Developing Infrastructure to Electric Charging Connectors

The modern world is increasingly shifting towards electric vehicles (EVs), and a robust and widespread charging infrastructure becomes paramount. The successful transition to an electric mobility future depends on the easy availability and accessibility of charging stations. Developing a comprehensive infrastructure for electric charging connectors is vital to support growing EVs on the road and encourage widespread adoption. This article explores the essential aspects, benefits, and crucial steps for developing such infrastructure.

What are Electric Charging Connectors? A Brief Overview of Their Types

Electric charging connectors are devices designed to facilitate the transfer of electricity from a power source to an electric vehicle or other electrically powered devices. These connectors are an essential part of the charging infrastructure for EVs in terms of enabling the replenishment of their batteries.

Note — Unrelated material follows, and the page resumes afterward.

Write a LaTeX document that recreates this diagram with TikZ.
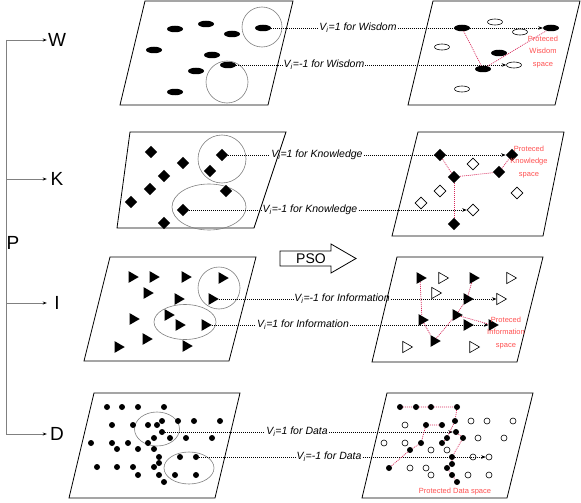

There are various types of electric charging connectors, and the specific connector depends on the vehicle’s supported charging standard and the existing infrastructure. Some commonly used electric charging connectors include:

Type 1 (SAE J1772) – Primarily used in North America and Japan, this connector features a rectangular-shaped plug with five pins designed for AC charging systems.
Type 2 (IEC 62196, Mennekes) – Commonly used in Europe, the Type 2 connector with seven pins has a round-shaped plug, supporting both AC and DC charging. It is compatible with single-phase and three-phase charging.
CHAdeMO – This fast DC charging with a DC charging cable is a popular connector in Japan with a unique design featuring a large, round plug with both power and communication pins.
Combined Charging System (CCS) – CCS connectors are used for AC and DC charging and are becoming standard in Europe and North America. They incorporate the Type 2 connector for AC charging while capable of adding additional pins for high-power DC charging.
Tesla Connector (Tesla Supercharger) – Tesla vehicles own proprietary charging connectors used with Tesla Supercharger stations. This connector allows for high-speed DC charging and is specific to Tesla vehicles.

Potential Benefits of Charging Infrastructure to Electric Charging Connectors

The development and expansion of charging infrastructure for electric charging connectors offer several benefits, such as:

Ease of Accessibility and Availability: Bridging Gaps

A comprehensive charging infrastructure provides benefits to both individuals and society. For individuals, it provides the convenience of charging vehicles at home, at work, or at public charging stations. This flexibility eliminates long detours or specialised trips to charge a vehicle. Moreover, the availability of charging stations in public spaces like shopping malls, parking lots, and rest areas encourages EV adoption by eliminating the concern of finding a charging point while running errands or travelling.

Accelerating the Adoption of Electric Vehicles

Another benefit of a robust charging infrastructure is the facilitation of widespread adoption of electric vehicles. With easy access to charging stations, users are more likely to consider purchasing an electric vehicle.

Growing Economy and Job Creation

Developing an extensive charging infrastructure creates new business opportunities and promotes economic growth. Charging station deployment requires significant investment, leading to job creation and supporting the growth of related industries, such as energy services and electric vehicle manufacturing. By establishing favourable policies and incentives, governments can stimulate private investment and entrepreneurship in charging infrastructure development, fostering innovation and technological advancements in the EV sector.

Best Alternative to Fossil Fuels

Electric vehicles are transforming traditional internal combustion engine vehicles sustainably. By expanding the charging infrastructure, more people can switch to electric vehicles, decreasing reliance on fossil fuels and reducing greenhouse gas emissions.

Environmental Benefits

Electric vehicles produce zero tailpipe emissions, and a well-designed charging infrastructure contributes to reducing greenhouse gas emissions and improving air quality. By strategically locating charging stations near renewable energy generation sites or integrating them into smart grids, it is possible to minimise the carbon footprint associated with EV charging. This synergy between renewable energy and electric transportation accelerates progress towards a sustainable and decarbonised future.

Key Considerations/Steps for Successful Charging Infrastructure Development:

Governments should adopt specific supportive policies to encourage the growth of charging infrastructure, including financial incentives, streamlined permitting processes, and partnerships with private entities.
Incentives (such as grants, tax credits, and rebates) for charging station installation can offset the initial investment costs and attract more stakeholders to expand the charging infrastructure.
Interoperability and standardisation are key considerations in developing charging infrastructure.
Charging connectors and protocols must be standardised across different manufacturers and charging networks to ensure ease of use and convenience for EV drivers.
Additionally, public-private collaborations can leverage the expertise and resources of both sectors to accelerate the deployment and maintenance of charging stations.

The Final Thoughts

Developing a comprehensive infrastructure for electric charging connectors is crucial to facilitate the widespread adoption of electric vehicles. By addressing a range of aspects, a well-developed charging infrastructure contributes to a cleaner, more sustainable transportation system. Collaboration between governments, businesses, and communities can ensure the availability, accessibility, and interoperability of charging stations, paving the way for a future where electric mobility is the norm.